Permalink : http://hdl.handle.net/2115/67140
JaLCDOI : 10.14943/jjvr.65.3.127
KEYWORDS : Classification;discriminant analysis;pathogens;predictors;tick-borne

Abstract

This study was undertaken to use the variable loadings in linear discriminant analysis (LDA) to determine the most important predictors for the discrimination of tick-borne diseases (TBDs), particularly babesiosis and anaplasmosis and predict the group membership from the predictors. In total, 163 cattle, from different localities at Dakahlia Governorate, Egypt, were investigated in 2012 and 2013 for the presence of TBDs. All cattle were clinically examined and a clinical index score was determined for each cow. Blood samples were also collected from each animal for adopting microscopy and diagnostic laboratory methods. Out of the examined cattle, 83 animals were acutely-ill (Babesia bovis and Anaplasma marginale were identified in 11 and 10 animals, respectively), while 80 cows were apparently healthy but having previous attacks of blood parasites (23 animals harbored anaplasma marginale (asymptomatic carriers)). The remained 119 animals were negative to TBDs.

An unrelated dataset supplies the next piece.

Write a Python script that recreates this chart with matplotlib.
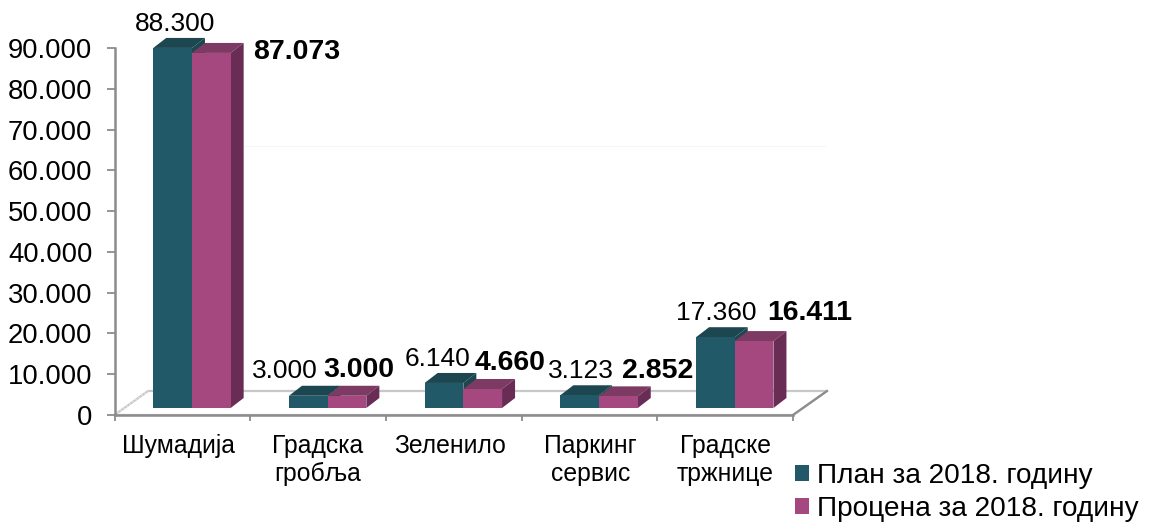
import matplotlib.pyplot as plt
from matplotlib.patches import Polygon
from matplotlib.transforms import ScaledTranslation
import numpy as np

plt.rcParams['font.family'] = ['Liberation Sans', 'DejaVu Sans']

categories = ['Шумадија', 'Градска\nгробља', 'Зеленило', 'Паркинг\nсервис', 'Градске\nтржнице']
plan = [88300, 3000, 6140, 3123, 17360]
procena = [87073, 3000, 4660, 2852, 16411]
y_ticks = [0, 10000, 20000, 30000, 40000, 50000, 60000, 70000, 80000, 90000]
y_tick_labels = ['0', '10.000', '20.000', '30.000', '40.000', '50.000', '60.000', '70.000', '80.000', '90.000']
plan_labels = ['88.300', '3.000', '6.140', '3.123', '17.360']
procena_labels = ['87.073', '3.000', '4.660', '2.852', '16.411']

# pomeraji natpisa u pikselima
plan_offsets = [(2, 24), (-23, 25), (-6, 24), (1, 24), (1, 24)]
procena_offsets = [(85, 1), (12, 26), (27, 26), (39, 25), (56, 28)]
category_shifts = [-4, 0, -4, 1, 0]

TEAL, TEAL_TOP = '#215968', '#1c4650'
PURPLE, PURPLE_TOP, PURPLE_SIDE = '#a4487f', '#7d3a63', '#682c55'
GRAY = '#8c8c8c'

W, H = 1150, 523
fig = plt.figure(figsize=(W / 100, H / 100), dpi=100)
ax = fig.add_axes([114.5 / W, (H - 415) / H, 678.5 / W, 367 / H])
ax.set_xlim(-0.5, 4.5)
ax.set_ylim(0, 90000)

# velicina jednog piksela u jedinicama podataka
px_x = 5 / 678.5
px_y = 90000 / 367
dx, dy = 13 * px_x, 10 * px_y
floor = 7 * px_y
bar_w = 38.7 * px_x
shift = 9.6 * px_x

x = np.arange(len(categories))
x_plan = x + shift - bar_w / 2
x_proc = x + shift + bar_w / 2

# pod
ax.add_patch(Polygon([(-0.5, 0), (-0.5 + 33.5 * px_x, 24 * px_y), (4.5 + 34 * px_x, 24 * px_y), (4.5, 0)],
                     closed=True, facecolor='white', edgecolor='#c8c8c8', lw=1.6, clip_on=False, zorder=1))
ax.plot([-0.5, -0.5 + 33.5 * px_x], [0, 24 * px_y], color='#e8e8e8', lw=1, ls=':', zorder=1.5, clip_on=False)
ax.plot([4.5, 4.5 + 34 * px_x], [0, 24 * px_y], color=GRAY, lw=1.6, zorder=1.5, clip_on=False)
ax.plot([0.35, 4.5 + 32 * px_x], [66000, 66000], color='#f6f6f6', lw=0.8, zorder=0.5, clip_on=False)

for i in range(len(categories)):
    for xc, v, top, side, z in [(x_plan[i], plan[i], TEAL_TOP, TEAL_TOP, 2),
                                (x_proc[i], procena[i], PURPLE_TOP, PURPLE_SIDE, 3)]:
        l, r = xc - bar_w / 2, xc + bar_w / 2
        b, t = floor, floor + v
        ax.add_patch(Polygon([(l, t), (l + dx, t + dy), (r + dx, t + dy), (r, t)], closed=True,
                             facecolor=top, edgecolor='none', clip_on=False, zorder=z))
        ax.add_patch(Polygon([(r, b), (r + dx, b + dy), (r + dx, t + dy), (r, t)], closed=True,
                             facecolor=side, edgecolor='none', clip_on=False, zorder=z))

b1 = ax.bar(x_plan, plan, bar_w, bottom=floor, color=TEAL, label='План за 2018. годину', clip_on=False, zorder=2.5)
b2 = ax.bar(x_proc, procena, bar_w, bottom=floor, color=PURPLE, label='Процена за 2018. годину', clip_on=False, zorder=3.5)

for i in range(len(categories)):
    ax.annotate(plan_labels[i], (x_plan[i], floor + plan[i]), xytext=plan_offsets[i], textcoords='offset pixels',
                ha='center', va='center', fontsize=19, color='black', zorder=5)
    ax.annotate(procena_labels[i], (x_proc[i], floor + procena[i]), xytext=procena_offsets[i], textcoords='offset pixels',
                ha='center', va='center', fontsize=20.5, fontweight='bold', color='black', zorder=5)

for s in ['top', 'right']:
    ax.spines[s].set_visible(False)
for s in ['left', 'bottom']:
    ax.spines[s].set_color(GRAY)
    ax.spines[s].set_linewidth(1.8)
    ax.spines[s].set_zorder(4)

ax.set_yticks(y_ticks, y_tick_labels, fontsize=19.8)
ax.tick_params(axis='y', length=5.5, width=1.3, color=GRAY, pad=10.5)
ax.set_xticks(np.arange(-0.5, 5, 1), [''] * 6)
ax.set_xticks(x, categories, minor=True, fontsize=17.8)
ax.tick_params(axis='x', which='major', length=4.5, width=1.3, color=GRAY)
ax.tick_params(axis='x', which='minor', length=0, pad=14)
for lab, s in zip(ax.get_xticklabels(minor=True), category_shifts):
    lab.set_transform(lab.get_transform() + ScaledTranslation(s / 100, 0, fig.dpi_scale_trans))

ax.legend(handles=[b1, b2], loc='lower left', bbox_to_anchor=(792 / W, -2 / H), bbox_transform=fig.transFigure,
          frameon=False, fontsize=20.2, handlelength=0.5, handleheight=0.5, handletextpad=0.3, labelspacing=0.25,
          borderpad=0.1, borderaxespad=0)

fig.savefig('out.png', dpi=100)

Fourteen animals were not survived and 149 cases were survived. As the result of the first LDA to discriminate babesiosis, anaplasmosis and negative to TBDs, 89.0% of animals were correctly classified; 78.8% (26/33) for anaplasma, 100% (11/11) for babesia infections, 90.8% (108/119) for negative to TBDs, respectively. The important predictors for the discrimination were oculonasal discharge, bloody feces, hemoglobinuria, bloody feces and respiratory rate. On the other hand, the second LDA discrimination showed high classification accuracy of 87.1% for the discrimination of survivors and non-survivors; 89.9% (134/149) for survivors and 57.1% (8/14) for non-survivors, while the important predictors included oculonasal discharge, recumbent posture and nervous sign.